Quando você fazia freestyle a inspiração era ali no momento. Pra compor, o que te inspira?

Eu comecei a compôr antes de fazer freestyle e a inspiração é o meu cotidiano. O free é uma resposta imediata. Numa das minhas primeiras rimas escritas acho que eu defini bem isso, em “Chegando”, do disco do Consequência: “A minha mente é um banco de informações, o freestyle é o extrato e a rima escrita é um investimento a longo prazo”. O freestyle serve pra ver quanta informação eu tenho ali na mente, se eu estou em débito ou em crédito, se estou bem, se estou com a conta cheia. A rima que eu escrevo é pra durar. A inspiração é quase sempre a mesma, pois eu não falo só do momento ou da roupa de alguém. Depende do meu momento pra saber como vai sair o freestyle e depende do meu pensamento pra saber como vai sair a letra.

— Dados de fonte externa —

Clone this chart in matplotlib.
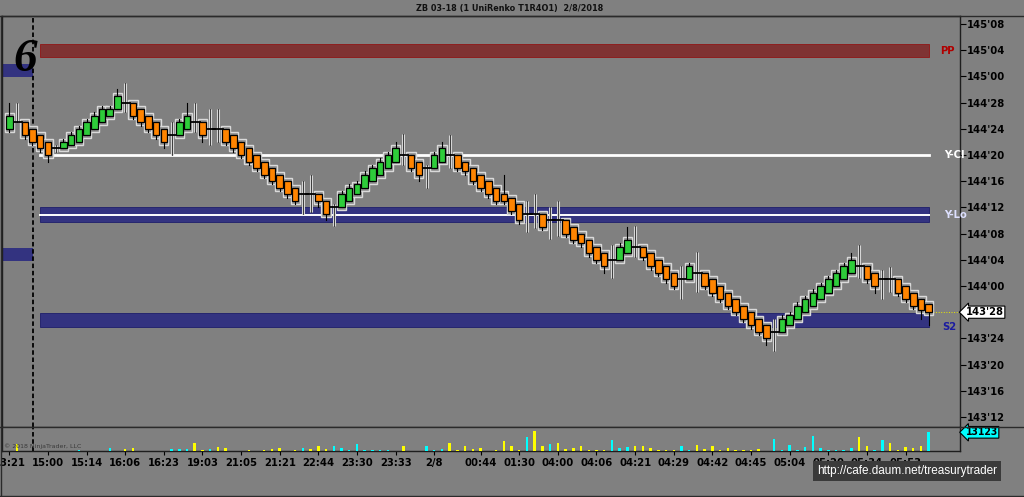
import matplotlib
matplotlib.use('Agg')
import matplotlib.pyplot as plt
import matplotlib.transforms as mtrans
from matplotlib.patches import Rectangle
from matplotlib.lines import Line2D
from matplotlib import font_manager

# ZB 03-18, UniRenko T1R4O1 -- prices are in 32nds (144'20 = 144*32 + 20)
opens = [4632, 4633, 4633, 4632, 4631, 4630, 4629, 4629, 4629.5, 4630,
         4631, 4632, 4633, 4634, 4635, 4636, 4636, 4635, 4634, 4633,
         4632, 4631, 4631, 4632, 4633, 4633, 4632, 4632, 4632, 4631,
         4630, 4629, 4628, 4627, 4626, 4625, 4624, 4623, 4622, 4622,
         4622, 4621, 4620, 4620, 4621, 4622, 4623, 4624, 4625, 4626,
         4627, 4628, 4628, 4627, 4626, 4626, 4627, 4628, 4628, 4627,
         4626, 4625, 4624, 4623, 4622, 4621.5, 4620.5, 4619, 4619, 4619,
         4618, 4618, 4618, 4617, 4616, 4615, 4614, 4613, 4612, 4612,
         4613, 4614, 4614, 4613, 4612, 4611, 4610, 4609, 4609, 4610,
         4610, 4609, 4608, 4607, 4606, 4605, 4604, 4603, 4602, 4601,
         4601, 4602, 4603, 4604, 4605, 4606, 4607, 4608, 4609, 4610,
         4611, 4611, 4610, 4609, 4609, 4609, 4608, 4607, 4606, 4605.3]
closes = [4634, 4633, 4631, 4630, 4629, 4628, 4629, 4630, 4631, 4632,
          4633, 4634, 4635, 4635, 4637, 4636, 4634, 4633, 4632, 4631,
          4630, 4631, 4633, 4634, 4633, 4631, 4632, 4632, 4630, 4629,
          4628, 4627, 4626, 4625, 4624, 4623, 4622, 4621, 4622, 4622,
          4621, 4619, 4620, 4622, 4623, 4623.5, 4625, 4626, 4627, 4628,
          4629, 4628, 4626, 4625, 4626, 4628, 4629, 4628, 4626, 4625.5,
          4624, 4623, 4622, 4621, 4621, 4619.5, 4618, 4619, 4619, 4617,
          4618, 4618, 4616, 4615, 4614.5, 4613, 4612, 4611, 4612, 4614,
          4615, 4614, 4612.5, 4611, 4610, 4609, 4608, 4609, 4611, 4610,
          4608, 4607, 4606, 4605, 4604, 4603, 4602, 4601, 4600, 4601,
          4603, 4603.5, 4605, 4606, 4607, 4608, 4609, 4610, 4611, 4612,
          4611, 4609, 4608, 4609, 4609, 4607, 4606, 4605, 4604.3, 4604]
highs = [4636, 4636, 4633, 4632, 4631, 4630, 4629.5, 4630.5, 4631.5, 4632.5,
         4633.5, 4634.5, 4635.5, 4635.5, 4638, 4639, 4636, 4635, 4634, 4633,
         4632, 4633, 4633.5, 4636, 4636, 4633, 4635, 4635, 4632, 4631,
         4630, 4629, 4628, 4627, 4626, 4625, 4624, 4623, 4624, 4625,
         4622, 4621, 4620.5, 4622.5, 4623.5, 4624, 4625.5, 4626.5, 4627.5, 4628.5,
         4630, 4631.2, 4628, 4627, 4626.4, 4628.5, 4630, 4631, 4628, 4627,
         4626, 4625, 4624, 4623, 4625, 4621.5, 4620.5, 4621, 4622, 4619,
         4620, 4621, 4618, 4617, 4616, 4615, 4614, 4613, 4614.2, 4614.5,
         4617, 4617.2, 4614, 4613, 4612, 4611, 4610, 4611, 4611.5, 4613.2,
         4610, 4609, 4608, 4607, 4606, 4605, 4604, 4603, 4602, 4603,
         4603.5, 4604, 4605.5, 4606.5, 4607.5, 4608.5, 4609.5, 4610.5, 4611.5, 4613,
         4614.2, 4611, 4610, 4610.4, 4610.9, 4609, 4608, 4607, 4606, 4605.3]
lows = [4631.5, 4633, 4630.5, 4629.5, 4628.5, 4627, 4628.5, 4629, 4629.5, 4630,
        4631, 4632, 4633, 4634, 4635, 4634.5, 4633.5, 4632.5, 4631.5, 4630.5,
        4629, 4628, 4631, 4632, 4631.5, 4630, 4629.5, 4630, 4629.5, 4628.5,
        4627.5, 4626.5, 4625.5, 4624.5, 4623.5, 4622.5, 4621.5, 4620.5, 4619, 4619.3,
        4620, 4618, 4617.2, 4620, 4621, 4622, 4623, 4624, 4625, 4626,
        4627, 4626.4, 4625.5, 4624, 4623, 4626, 4627, 4626, 4625.5, 4625,
        4623.5, 4622.5, 4621.5, 4620.5, 4620.5, 4619, 4617.5, 4616.3, 4616.8, 4616.5,
        4615.2, 4615.7, 4615.5, 4614.5, 4614, 4612.5, 4611.5, 4610, 4609.2, 4612,
        4613, 4612.5, 4612, 4610.5, 4609.5, 4608.5, 4607.5, 4606, 4609, 4607.1,
        4607.5, 4606.5, 4605.5, 4604.5, 4603.5, 4602.5, 4601.5, 4600.5, 4599, 4598.1,
        4601, 4602, 4603, 4604, 4605, 4606, 4607, 4608, 4609, 4610,
        4609.2, 4608.5, 4607, 4606, 4607.1, 4606.5, 4605.5, 4604.5, 4603, 4602]

volumes = [350, 4700, 300, 300, 300, 300, 300, 300, 300, 500,
           300, 300, 300, 2300, 300, 1200, 2300, 300, 300, 300,
           300, 1400, 1400, 1400, 5800, 900, 1200, 3000, 1900, 300,
           300, 900, 300, 900, 1400, 2100, 300, 900, 1900, 1600,
           3700, 1600, 3300, 2300, 900, 4900, 900, 900, 900, 900,
           300, 3500, 300, 300, 3300, 900, 1600, 5800, 900, 3500,
           1400, 2100, 300, 900, 7000, 3500, 900, 9600, 14000, 3300,
           4900, 5800, 1400, 2300, 3300, 900, 900, 900, 7700, 1900,
           2800, 3500, 3500, 1900, 900, 900, 900, 3300, 900, 4200,
           1400, 3500, 900, 1900, 900, 900, 900, 1400, 300, 8200,
           900, 4200, 1000, 2800, 10500, 1900, 900, 900, 900, 2300,
           9600, 3500, 900, 7700, 5600, 900, 2800, 1900, 3500, 13123]
vol_sides = ['y', 'y', 'y', 'y', 'y', 'y', 'c', 'c', 'c', 'c',
             'c', 'c', 'c', 'c', 'c', 'y', 'y', 'y', 'y', 'y',
             'y', 'c', 'c', 'c', 'y', 'y', 'c', 'y', 'y', 'y',
             'y', 'y', 'y', 'y', 'y', 'y', 'y', 'y', 'c', 'y',
             'y', 'y', 'c', 'c', 'c', 'c', 'c', 'c', 'c', 'c',
             'c', 'y', 'y', 'y', 'c', 'c', 'c', 'y', 'y', 'y',
             'y', 'y', 'y', 'y', 'y', 'y', 'y', 'c', 'y', 'y',
             'c', 'y', 'y', 'y', 'y', 'y', 'y', 'y', 'c', 'c',
             'c', 'y', 'y', 'y', 'y', 'y', 'y', 'c', 'c', 'y',
             'y', 'y', 'y', 'y', 'y', 'y', 'y', 'y', 'y', 'c',
             'c', 'c', 'c', 'c', 'c', 'c', 'c', 'c', 'c', 'c',
             'y', 'y', 'c', 'c', 'y', 'y', 'y', 'y', 'y', 'c']

time_ticks = [0, 5, 10, 15, 20, 25, 30, 35, 40, 45, 50, 55,
              61, 66, 71, 76, 81, 86, 91, 96, 101, 106, 111, 116]
time_labels = ['13:21', '15:00', '15:14', '16:06', '16:23', '19:03', '21:05', '21:21',
               '22:44', '23:30', '23:33', '2/8', '00:44', '01:30', '04:00', '04:06',
               '04:21', '04:29', '04:42', '04:45', '05:04', '05:20', '05:34', '05:53']

# level bands (low, high) in 32nds
pp_band = (4642.9, 4644.9)
ycl_level = 4628
ylo_band = (4617.7, 4620.0)
ylo_level = 4618.9
s2_band = (4601.8, 4603.8)
left_marks = [(4639.9, 4641.9), (4611.8, 4613.8)]
last_price = 4604
last_volume = 13123

BG = '#808080'
NAVY = '#333380'


def fmt32(v):
    v = int(round(v))
    return f"{v // 32}'{v % 32:02d}"


names = {f.name for f in font_manager.fontManager.ttflist}
if 'Liberation Sans Narrow' in names:
    NARROW = dict(family='Liberation Sans Narrow', weight='bold')
else:
    NARROW = dict(family='DejaVu Sans', weight='bold', stretch='condensed')

fig = plt.figure(figsize=(10.24, 4.97), dpi=100)
fig.patch.set_facecolor(BG)

ax = fig.add_axes([2 / 1024, 1 - 427 / 497, 958 / 1024, 411 / 497])
vax = fig.add_axes([2 / 1024, 1 - 451 / 497, 958 / 1024, 24 / 497])
x_lim = (-0.945, 123.05)

for a in (ax, vax):
    a.set_facecolor(BG)
    a.set_xlim(*x_lim)
    for s in a.spines.values():
        s.set_color('#1e1e1e')
        s.set_linewidth(1)

ax.set_ylim(4586.47, 4649.22)
ax.set_xticks([])
ax.yaxis.tick_right()
pticks = list(range(4588, 4649, 4))
ax.set_yticks(pticks)
ax.set_yticklabels([fmt32(p) if p != last_price else '' for p in pticks], fontsize=8, **NARROW)
ax.tick_params(axis='y', length=4, width=0.8, color='black', pad=1)

# level bands
band_x0, band_x1 = 3.97, 119.0
ax.add_patch(Rectangle((band_x0, pp_band[0]), band_x1 - band_x0, pp_band[1] - pp_band[0],
                       fc='#7f3333', ec='#8e1f1f', lw=0.7, zorder=1))
ax.add_patch(Rectangle((band_x0, ylo_band[0]), band_x1 - band_x0, ylo_band[1] - ylo_band[0],
                       fc=NAVY, ec='#26266e', lw=0.7, zorder=1))
ax.add_patch(Rectangle((band_x0, s2_band[0]), band_x1 - band_x0, s2_band[1] - s2_band[0],
                       fc=NAVY, ec='#26266e', lw=0.7, zorder=1))
ax.plot([band_x0, band_x1], [ycl_level, ycl_level], color='white', lw=2, zorder=2)
ax.plot([band_x0, band_x1], [ylo_level, ylo_level], color='white', lw=1.4, zorder=2)
for lo, hi in left_marks:
    ax.add_patch(Rectangle((x_lim[0], lo), 3.07 - x_lim[0], hi - lo, fc=NAVY, ec='none', zorder=1))

ax.axvline(3.07, color='black', lw=1.3, ls=(0, (2.5, 1.5)), zorder=2)
vax.axvline(3.07, color='black', lw=1.3, ls=(0, (2.5, 1.5)), zorder=2)

ax.text(band_x1 + 1.5, sum(pp_band) / 2, 'PP', color='#b00000', fontsize=8, va='center', **NARROW)
ax.text(band_x1 + 2.0, ycl_level, 'Y-Cl', color='white', fontsize=8, va='center', **NARROW)
ax.text(band_x1 + 2.0, ylo_level, 'Y-Lo', color='#dde0ff', fontsize=8, va='center', **NARROW)
ax.text(band_x1 + 1.7, sum(s2_band) / 2 - 1, 'S2', color='#1c1ca0', fontsize=8, va='center', **NARROW)

# renko bricks
for i, (o, c, h, l) in enumerate(zip(opens, closes, highs, lows)):
    top, bot = max(o, c), min(o, c)
    if o == c:
        ax.plot([i, i], [l, h], color='#d6d6d6', lw=2.2, zorder=3, solid_capstyle='butt')
        ax.plot([i, i], [l, h], color='#222222', lw=0.6, zorder=3.1)
        ax.plot([i - 0.62, i + 0.62], [o, o], color='black', lw=1.3, zorder=4)
    else:
        ax.add_patch(Rectangle((i - 0.6, bot - 0.45), 1.2, top - bot + 0.9,
                               fc='#8d8d8d', ec='#dadada', lw=1, zorder=3))
        ax.plot([i, i], [l, h], color='black', lw=0.8, zorder=3.5)
        col = '#2ecc3a' if c > o else '#ff8400'
        ax.add_patch(Rectangle((i - 0.42, bot), 0.84, top - bot, fc=col, ec='black', lw=0.9, zorder=5))

n = len(closes)
ax.plot([n - 0.5, x_lim[1]], [last_price, last_price], color='#e8e800', lw=0.7, ls=':', zorder=2)

ytrans = mtrans.blended_transform_factory(ax.transAxes, ax.transData)
ax.text(1.006, last_price, fmt32(last_price), transform=ytrans, fontsize=8, va='center', ha='left',
        clip_on=False, zorder=10, **NARROW,
        bbox=dict(boxstyle='larrow,pad=0.1', fc='white', ec='black', lw=0.8))

# big "6"
fig.text(25 / 1024, 1 - 60 / 497, '6', fontsize=34, family='Liberation Serif', style='italic',
         weight='bold', color='black', ha='center', va='center')

# volume panel
vax.set_ylim(0, 16850)
vax.set_yticks([])
vcolors = ['#ffff00' if s == 'y' else '#00ffff' for s in vol_sides]
vax.bar(range(n), volumes, width=0.32, color=vcolors, zorder=3)
vax.set_xticks(time_ticks)
vax.set_xticklabels(time_labels, fontsize=8, **NARROW)
vax.tick_params(axis='x', length=3, width=0.8, color='black', pad=2)
vax.spines['top'].set_visible(False)
vtrans = mtrans.blended_transform_factory(vax.transAxes, vax.transData)
vax.text(1.006, last_volume, str(last_volume), transform=vtrans, fontsize=7.5, va='center', ha='left',
         clip_on=False, zorder=10, **NARROW,
         bbox=dict(boxstyle='larrow,pad=0.08', fc='#00ffff', ec='black', lw=0.8))
vax.text(0.002, 0.1, '\u00a9 2018 NinjaTrader, LLC', transform=vax.transAxes, fontsize=4.5,
         color='#3a3a3a', va='bottom', ha='left')

# frame lines and title
for y in (16, 427, 495.5):
    fig.add_artist(Line2D([0, 1], [1 - y / 497, 1 - y / 497], color='#2a2a2a', lw=1))
fig.add_artist(Line2D([0.5 / 1024, 0.5 / 1024], [1 - 495.5 / 497, 1 - 16 / 497], color='#2a2a2a', lw=1))
fig.text(510 / 1024, 1 - 8 / 497, 'ZB 03-18 (1 UniRenko T1R4O1)  2/8/2018', fontsize=6.5,
         ha='center', va='center', color='#111111', **NARROW)

fig.text(907 / 1024, 1 - 471 / 497, 'http://cafe.daum.net/treasurytrader', fontsize=8.5,
         family='Liberation Sans', color='white', ha='center', va='center',
         bbox=dict(boxstyle='square,pad=0.3', fc='#3a3a3a', ec='none'))

fig.savefig('out.png', dpi=100, facecolor=fig.get_facecolor())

E quais os planos para o fim de 2010?

Tenho uma música pra sair no disco do Tio Fresh que participa uma galera, o Emicida, o Xis, o Chris Konebo, Max B.O., o Maionezi, pessoal do SP Funk, KL Jay e etc, que tá pra sair logo mais. Tem essa participação na mixtape do Emicida que eu gravei na semana passada. Tem algumas coisas que eu estou compondo no momento, mas não têm exatamente pra onde ir. Eu não gosto de falar sobre as coisas que eu não tenho certeza, mas eu quero lançar alguma coisa ainda esse ano tanto no audiovisual quando musical. Eu não posso precisar quando vai ser nem o que vai ser, mas eu tenho muita vontade por necessidade minha, não por estar muito tempo sem lançar nada. Eu ainda acho que muitos não conhecem o Non Ducor Duco devidamente e eu posso apresentar pra essas pessoas. Então logo mais teremos novas notícias sobre trabalhos do Kamau.